Thanks in advance for your help and time.

I don’t have answers to your specific questions, but if you haven’t seen it, this paper proposes a full framework for variance partitioning in a Bayesian context that you may find useful, and which addresses corner cases found in a lot of more complex models.

Doors and corners of variance partitioning in statistical ecology
Torsti Schulz, Marjo Saastamoinen, Jarno Vanhatalo
bioRxiv 2021.10.17.464682; doi: Doors and corners of variance partitioning in statistical ecology | bioRxiv


Thanks for sharing that paper - this is very interesting and relevant - especially the methods to account for covariance amongst linear terms. On the terms of this paper, my example above would be a strictly ‘diagonal variance partition’.

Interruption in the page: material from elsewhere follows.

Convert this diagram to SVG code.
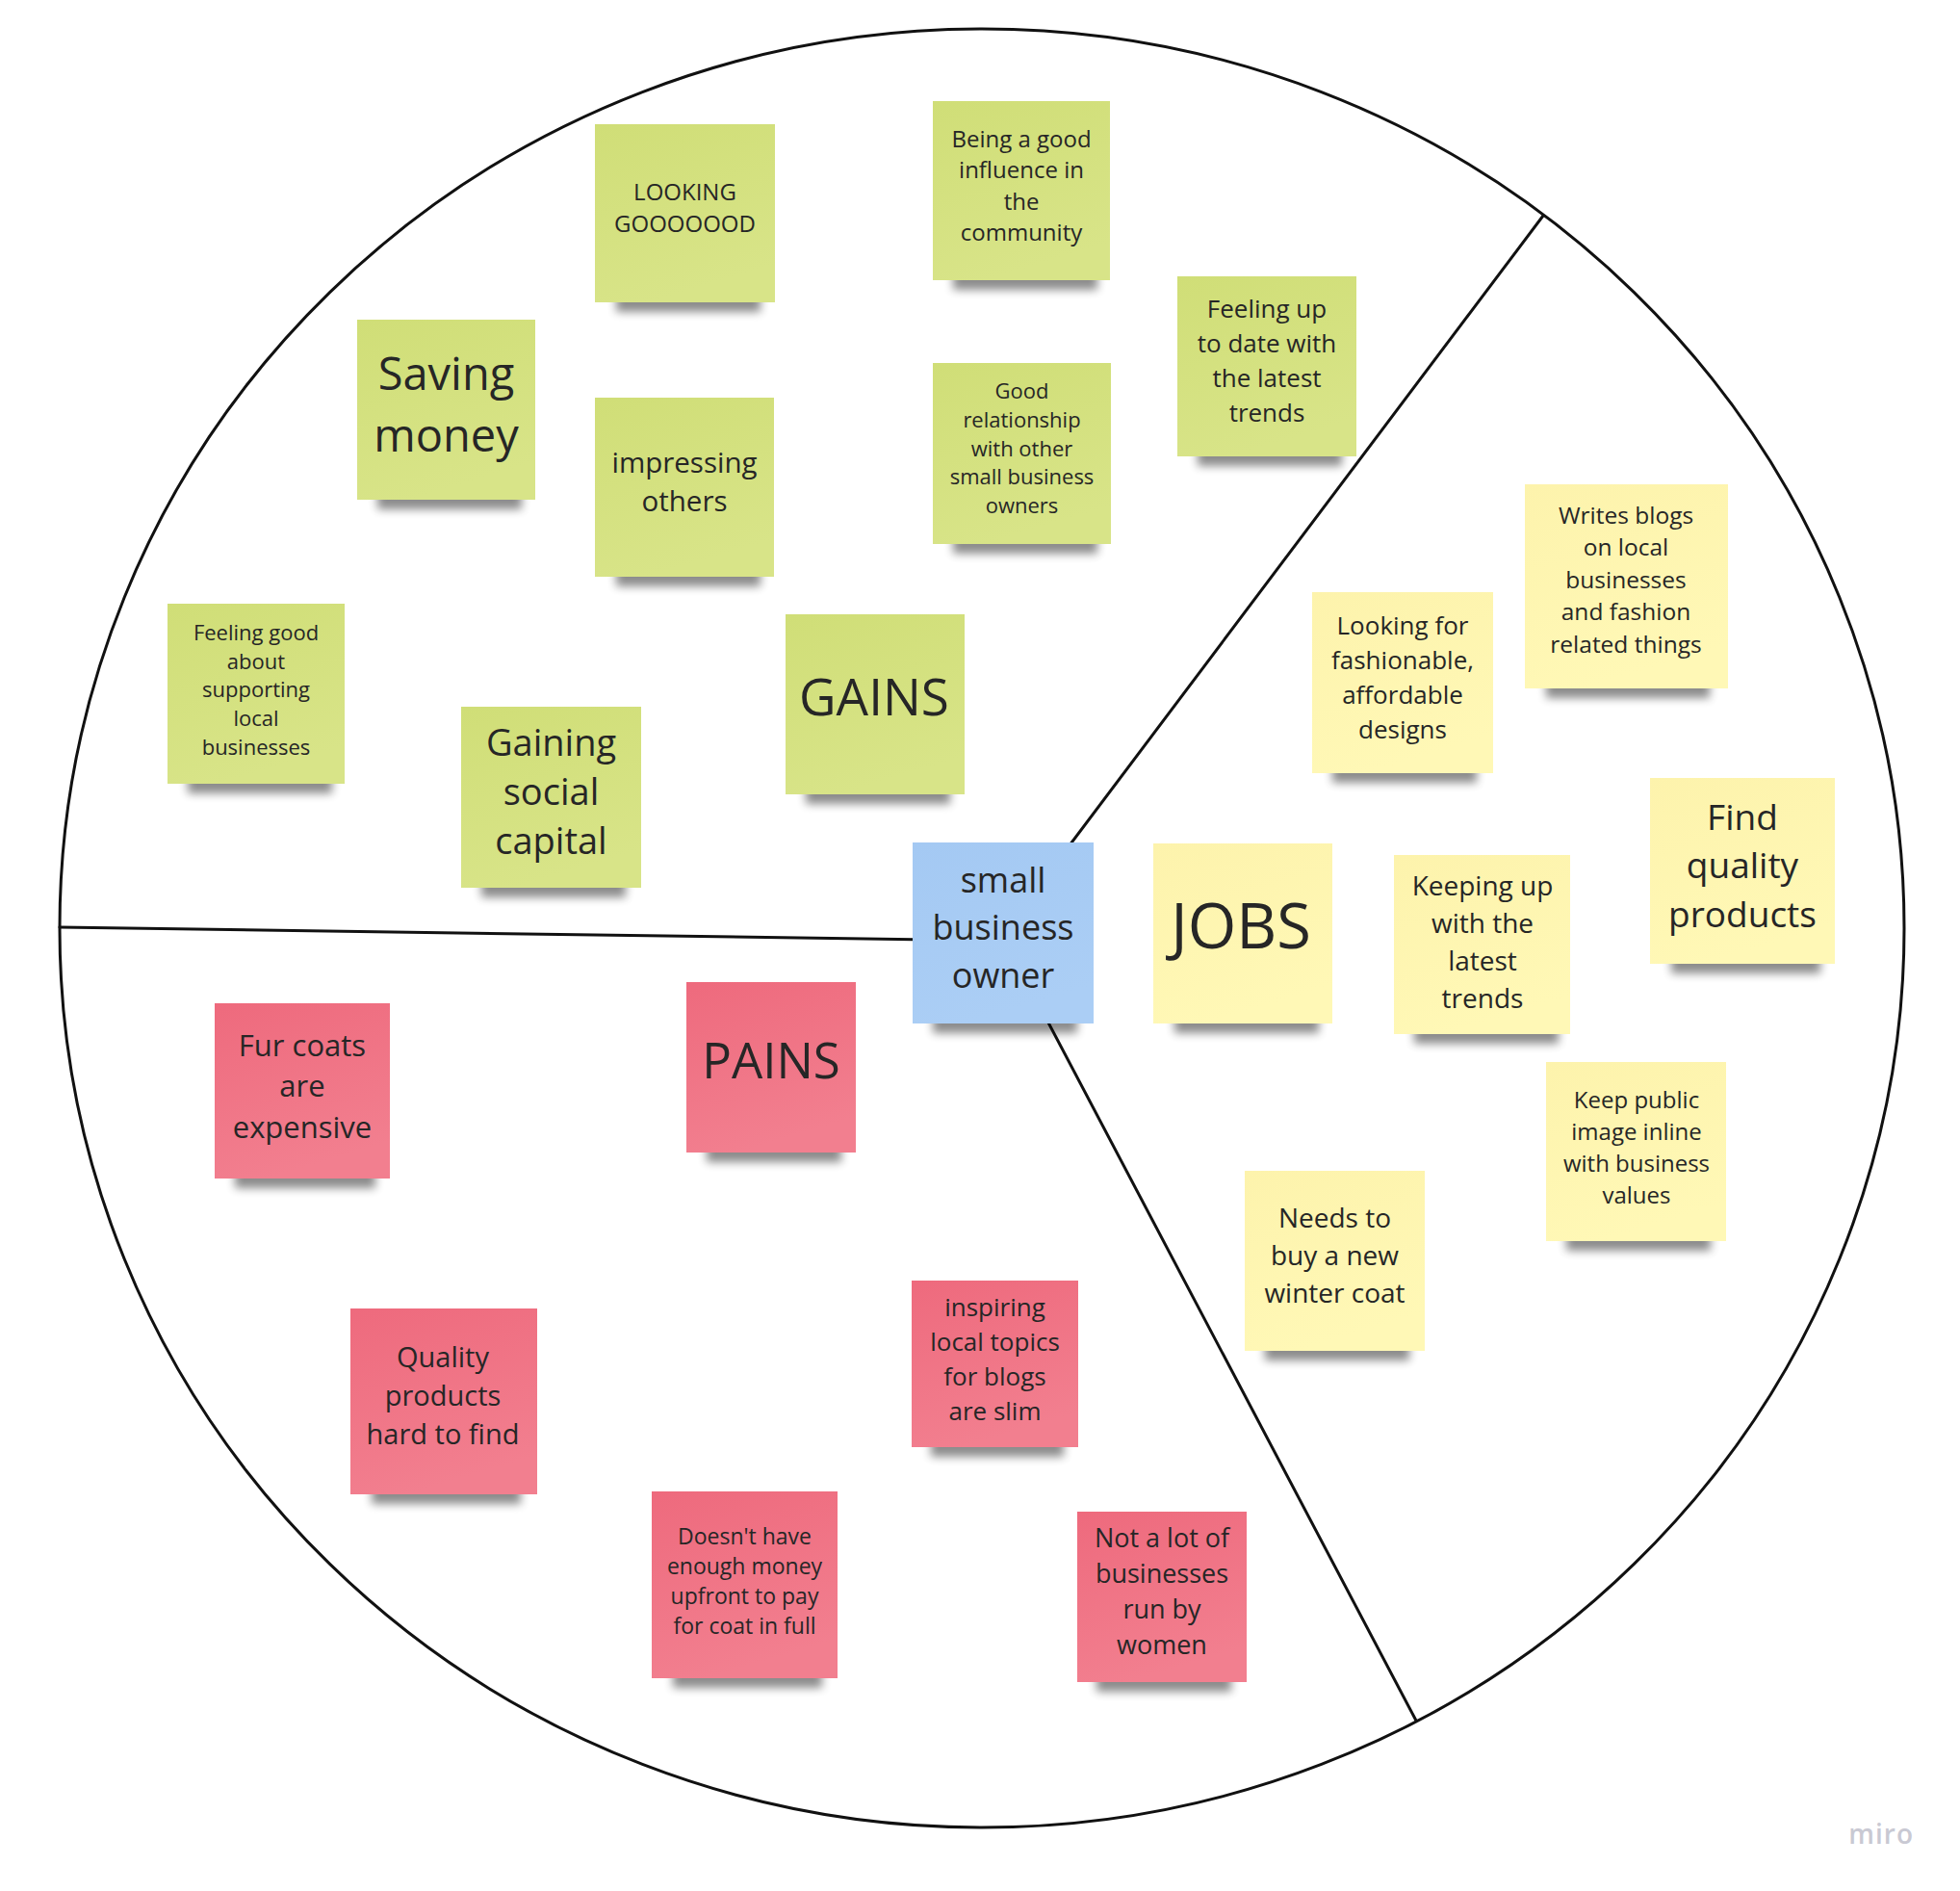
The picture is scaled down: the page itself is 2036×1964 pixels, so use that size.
<svg xmlns="http://www.w3.org/2000/svg" width="2036" height="1964" viewBox="0 0 2036 1964">
<style>
  .line { stroke: #111111; stroke-width: 3; fill: none; stroke-linecap: round; }
  .t { font-family: "Open Sans", "Noto Sans", "Liberation Sans", sans-serif; fill: #262626; text-anchor: middle; }
  .shadow { fill: #000000; opacity: 0.45; filter: url(#blur); }
  .green { fill: url(#gGreen); }
  .yellow { fill: url(#gYellow); }
  .red { fill: url(#gRed); }
  .blue { fill: url(#gBlue); }
  .wm { font-family: "Open Sans", "Noto Sans", sans-serif; font-weight: 600; fill: #c9c9d3; text-anchor: end; }
</style>
<defs>
  <filter id="blur" x="-20%" y="-50%" width="140%" height="200%">
    <feGaussianBlur stdDeviation="5"/>
  </filter>
  <linearGradient id="gGreen" x1="0" y1="0" x2="0.3" y2="1">
    <stop offset="0" stop-color="#d0de77"/>
    <stop offset="1" stop-color="#d8e488"/>
  </linearGradient>
  <linearGradient id="gYellow" x1="0" y1="0" x2="0.3" y2="1">
    <stop offset="0" stop-color="#fdf3ac"/>
    <stop offset="1" stop-color="#fff8b6"/>
  </linearGradient>
  <linearGradient id="gRed" x1="0" y1="0" x2="0.3" y2="1">
    <stop offset="0" stop-color="#ee6a7d"/>
    <stop offset="1" stop-color="#f27f8f"/>
  </linearGradient>
  <linearGradient id="gBlue" x1="0" y1="0" x2="0.3" y2="1">
    <stop offset="0" stop-color="#a4c9f3"/>
    <stop offset="1" stop-color="#abcef5"/>
  </linearGradient>
</defs>
<rect x="0" y="0" width="2036" height="1964" fill="#ffffff"/>

<g id="frame">
  <ellipse cx="1020" cy="964" rx="958" ry="934" class="line"/>
</g>

<g id="connectors">
  <line class="line" x1="62" y1="963" x2="1041" y2="977"/>
  <line class="line" x1="1603" y1="224" x2="1041" y2="971"/>
  <line class="line" x1="1471" y1="1787" x2="1041" y2="971"/>
</g>

<g id="n-looking-good">
  <rect class="shadow" x="640" y="300" width="150" height="24"/>
  <rect class="green" x="618" y="129" width="187" height="185"/>
  <text class="t" font-size="24" x="711.5"><tspan y="208">LOOKING</tspan><tspan x="711.5" y="240.5">GOOOOOOD</tspan></text>
</g>

<g id="n-good-influence">
  <rect class="shadow" x="990" y="277" width="150" height="24"/>
  <rect class="green" x="969" y="105" width="184" height="186"/>
  <text class="t" font-size="24" x="1061"><tspan y="152.5">Being a good</tspan><tspan x="1061" y="185">influence in</tspan><tspan x="1061" y="217.5">the</tspan><tspan x="1061" y="250">community</tspan></text>
</g>

<g id="n-saving-money">
  <rect class="shadow" x="392" y="505" width="150" height="24"/>
  <rect class="green" x="371" y="332" width="185" height="187"/>
  <text class="t" font-size="47" x="463.5"><tspan y="405">Saving</tspan><tspan x="463.5" y="469">money</tspan></text>
</g>

<g id="n-impressing">
  <rect class="shadow" x="640" y="585" width="150" height="24"/>
  <rect class="green" x="618" y="413" width="186" height="186"/>
  <text class="t" font-size="29.5" x="711"><tspan y="491">impressing</tspan><tspan x="711" y="531">others</tspan></text>
</g>

<g id="n-good-relationship">
  <rect class="shadow" x="990" y="551" width="150" height="24"/>
  <rect class="green" x="969" y="377" width="185" height="188"/>
  <text class="t" font-size="22" x="1061.5"><tspan y="414">Good</tspan><tspan x="1061.5" y="444">relationship</tspan><tspan x="1061.5" y="473.5">with other</tspan><tspan x="1061.5" y="503">small business</tspan><tspan x="1061.5" y="533">owners</tspan></text>
</g>

<g id="n-feeling-up-to-date">
  <rect class="shadow" x="1244" y="460" width="150" height="24"/>
  <rect class="green" x="1223" y="287" width="186" height="187"/>
  <text class="t" font-size="26" x="1316"><tspan y="330">Feeling up</tspan><tspan x="1316" y="366">to date with</tspan><tspan x="1316" y="402">the latest</tspan><tspan x="1316" y="438">trends</tspan></text>
</g>

<g id="n-feeling-good">
  <rect class="shadow" x="195" y="800" width="150" height="24"/>
  <rect class="green" x="174" y="627" width="184" height="187"/>
  <text class="t" font-size="22" x="266"><tspan y="664.5">Feeling good</tspan><tspan x="266" y="694.5">about</tspan><tspan x="266" y="724">supporting</tspan><tspan x="266" y="753.5">local</tspan><tspan x="266" y="783.5">businesses</tspan></text>
</g>

<g id="n-social-capital">
  <rect class="shadow" x="500" y="908" width="150" height="24"/>
  <rect class="green" x="479" y="734" width="187" height="188"/>
  <text class="t" font-size="38" x="572.5"><tspan y="785">Gaining</tspan><tspan x="572.5" y="836">social</tspan><tspan x="572.5" y="887">capital</tspan></text>
</g>

<g id="n-gains">
  <rect class="shadow" x="837" y="811" width="150" height="24"/>
  <rect class="green" x="816" y="638" width="186" height="187"/>
  <text class="t" font-size="53" x="908" y="743">GAINS</text>
</g>

<g id="n-small-business-owner">
  <rect class="shadow" x="969" y="1049" width="150" height="24"/>
  <rect class="blue" x="948" y="875" width="188" height="188"/>
  <text class="t" font-size="36" x="1042"><tspan y="927">small</tspan><tspan x="1042" y="976">business</tspan><tspan x="1042" y="1025.5">owner</tspan></text>
</g>

<g id="n-looking-for">
  <rect class="shadow" x="1384" y="789" width="150" height="24"/>
  <rect class="yellow" x="1363" y="615" width="188" height="188"/>
  <text class="t" font-size="26" x="1457"><tspan y="658.5">Looking for</tspan><tspan x="1457" y="694.5">fashionable,</tspan><tspan x="1457" y="730.5">affordable</tspan><tspan x="1457" y="766.5">designs</tspan></text>
</g>

<g id="n-writes-blogs">
  <rect class="shadow" x="1606" y="701" width="170" height="24"/>
  <rect class="yellow" x="1584" y="503" width="211" height="212"/>
  <text class="t" font-size="24.5" x="1689"><tspan y="543.6">Writes blogs</tspan><tspan x="1689" y="577">on local</tspan><tspan x="1689" y="610.6">businesses</tspan><tspan x="1689" y="644.2">and fashion</tspan><tspan x="1689" y="677.6">related things</tspan></text>
</g>

<g id="n-jobs">
  <rect class="shadow" x="1220" y="1049" width="150" height="24"/>
  <rect class="yellow" x="1198" y="876" width="186" height="187"/>
  <text class="t" font-size="65" x="1289" y="985">JOBS</text>
</g>

<g id="n-keeping-up">
  <rect class="shadow" x="1469" y="1060" width="150" height="24"/>
  <rect class="yellow" x="1448" y="888" width="183" height="186"/>
  <text class="t" font-size="28" x="1540"><tspan y="929.5">Keeping up</tspan><tspan x="1540" y="968.5">with the</tspan><tspan x="1540" y="1007.5">latest</tspan><tspan x="1540" y="1046.5">trends</tspan></text>
</g>

<g id="n-find-quality">
  <rect class="shadow" x="1736" y="987" width="155" height="24"/>
  <rect class="yellow" x="1714" y="808" width="192" height="193"/>
  <text class="t" font-size="37" x="1810"><tspan y="861.5">Find</tspan><tspan x="1810" y="912">quality</tspan><tspan x="1810" y="962.5">products</tspan></text>
</g>

<g id="n-keep-public-image">
  <rect class="shadow" x="1627" y="1275" width="150" height="24"/>
  <rect class="yellow" x="1606" y="1103" width="187" height="186"/>
  <text class="t" font-size="24" x="1700"><tspan y="1151">Keep public</tspan><tspan x="1700" y="1184">image inline</tspan><tspan x="1700" y="1217">with business</tspan><tspan x="1700" y="1250">values</tspan></text>
</g>

<g id="n-winter-coat">
  <rect class="shadow" x="1314" y="1389" width="150" height="24"/>
  <rect class="yellow" x="1293" y="1216" width="187" height="187"/>
  <text class="t" font-size="28" x="1386.5"><tspan y="1275">Needs to</tspan><tspan x="1386.5" y="1314">buy a new</tspan><tspan x="1386.5" y="1353">winter coat</tspan></text>
</g>

<g id="n-fur-coats">
  <rect class="shadow" x="244" y="1210" width="146" height="24"/>
  <rect class="red" x="223" y="1042" width="182" height="182"/>
  <text class="t" font-size="31" x="314"><tspan y="1096.5">Fur coats</tspan><tspan x="314" y="1139">are</tspan><tspan x="314" y="1181.5">expensive</tspan></text>
</g>

<g id="n-pains">
  <rect class="shadow" x="734" y="1183" width="140" height="24"/>
  <rect class="red" x="713" y="1020" width="176" height="177"/>
  <text class="t" font-size="51" x="801" y="1119.5">PAINS</text>
</g>

<g id="n-quality-products">
  <rect class="shadow" x="386" y="1538" width="155" height="24"/>
  <rect class="red" x="364" y="1359" width="194" height="193"/>
  <text class="t" font-size="29" x="460"><tspan y="1420">Quality</tspan><tspan x="460" y="1460">products</tspan><tspan x="460" y="1500">hard to find</tspan></text>
</g>

<g id="n-inspiring-topics">
  <rect class="shadow" x="967" y="1489" width="138" height="24"/>
  <rect class="red" x="947" y="1330" width="173" height="173"/>
  <text class="t" font-size="26" x="1033.5"><tspan y="1366.5">inspiring</tspan><tspan x="1033.5" y="1402.5">local topics</tspan><tspan x="1033.5" y="1438.5">for blogs</tspan><tspan x="1033.5" y="1474.5">are slim</tspan></text>
</g>

<g id="n-doesnt-have-money">
  <rect class="shadow" x="699" y="1729" width="155" height="24"/>
  <rect class="red" x="677" y="1549" width="193" height="194"/>
  <text class="t" font-size="23" x="773.5"><tspan y="1603.5">Doesn't have</tspan><tspan x="773.5" y="1634.5">enough money</tspan><tspan x="773.5" y="1665.5">upfront to pay</tspan><tspan x="773.5" y="1696.5">for coat in full</tspan></text>
</g>

<g id="n-not-a-lot-of-businesses">
  <rect class="shadow" x="1139" y="1733" width="140" height="24"/>
  <rect class="red" x="1119" y="1570" width="176" height="177"/>
  <text class="t" font-size="27" x="1207"><tspan y="1607">Not a lot of</tspan><tspan x="1207" y="1644">businesses</tspan><tspan x="1207" y="1681">run by</tspan><tspan x="1207" y="1718">women</tspan></text>
</g>

<text class="wm" font-size="28" x="1988" y="1915" letter-spacing="1">miro</text>
</svg>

Still, if I understand the paper correctly, the authors do not deal with a full variance-partitioning exercise, but rather stick to partitioning the linear predictor. This is cool and very useful, but we still cant calculate R^2 if the residuals are non-lineariseable.

The authors say:

The approach is not limited to partitioning the variation in the linear predictor, but can also be used for the more traditional partitioning of explained variation, R^2, when working with a linear model or a model with linearizable residuals.

I guess one could combine the Nakagawa’s formula to linearise the variance of a Bernoulli-distributed variable, and the linear-predictor partitioning proposed in this paper to obtain a fully partitionable measure of R^2, but my questions about how exactly to do that in a Bayesian context remain, unfortunately, unanswered.